On the recording you said once.

Sandra:

It meant with just one person.

Prosecutor:

Hang on… Samuel mentions numerous affairs in the past. It sounds like you cheated constantly.

Sandra:

That’s not true. I had a few flings <…>. It wasn’t cheating, because Samuel knew.

Prosecutor:

He found out each time?

Sandra:

No, I told him. It was a tricky year.

Prosecutor:

You want us to believe he agreed to it?

Sandra:

I’m not saying that, I’m saying I was honest about it.

Prosecutor:

Interesting take on honesty.

Thus, similar dialogues serve to promote a new female model, and Sandra’s equanimity stuns the misogynistic prosecutor, even the son gets to know other sides of his mother. While there are no discernible interesting, innovative strokes in the director’s work, it is not without its strengths. One of them is the courtroom dialogues, which the screenwriters (the script was co-written by Triet with Arthur Harari) worked on with a professional lawyer. When an audio recording of Sandra and her husband is played in court, the scene shifts from sound to image, and the director creates a neat flashback that livens up the proceedings.

Of course, the heaviest weight here falls on the German actress Sandra Hüller. The actress plays out her heroine’s instant transformations, mood swings, conflict situations with complex, confusing, incomprehensible emotions. She shows herself both as a victim and as a strong person. In particular, her inability to express herself, her thoughts in French, her switching to another language puts her in a helpless position, and this situation gives her a good opportunity to play a victim. Sandra’s character is not fully explored, and this seems to be a ploy intended to keep the audience in suspense, forcing them to face some questions.


Sandra Hüller also plays the lead in the award-winning film Toni Erdmann (2016), written and directed by Maren Ade. Anatomy of a Fall is not her first collaboration with Triet. In Trieu’s previous film Sibyl, she played the role of a German director. There, too, the female protagonist is a more talented writer than her lover, and her emotional outbursts occur because she takes on more than she should, a burden that a man cannot carry alone.

The identity of the murderer is not revealed in the finale of Anatomy of a Fall, and the court acquits the woman. However, even if Sandra never physically abused her husband in the conflict or pushed him out of the window, she is still a murderer. She drives her husband to suicide with her psychological oppression, with her mental strength. By raising the woman above the male sex, the director, as I said above, shows that she has the moral right to kill.

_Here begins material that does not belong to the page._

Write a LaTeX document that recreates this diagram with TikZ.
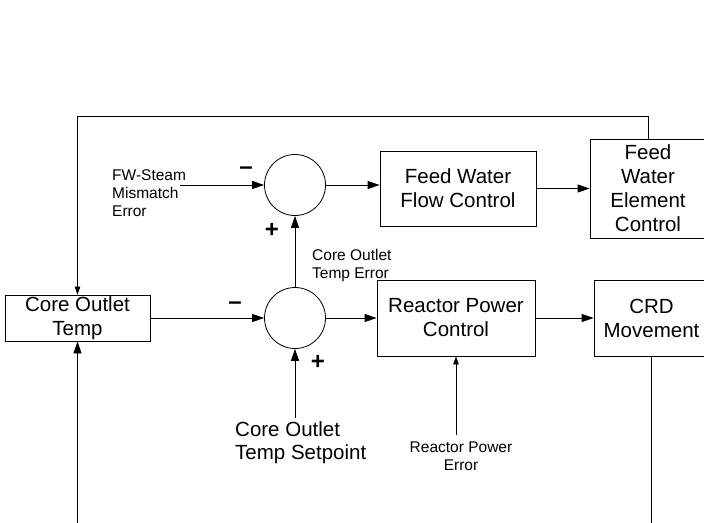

The word “fall” in the title of the film, of course, refers not only to the physical, but rather to the moral fall of the family, especially of the man. The fall of the man who is unable to express himself in the family, in creative work, in society, and who shifts all the blame to the woman, resentful of the world. Feminist directors impose the idea that man and woman have switched places. If in the past it was women who had problems with self-expression, or rather, patriarchal thinking hindered the development of women, now the male sex is experiencing a comprehensive crisis; their talents, abilities are exhausted, they are unable to shoulder the responsibility for the family, to fulfill their duties as husbands. By the way, this is also suggested by Sandra’s bisexuality.

The title, Anatomy of a Fall, is a reference to Anatomy of a Murder (1959) by Austrian-American director Otto Preminger, considered one of the best courtroom drama films ever made.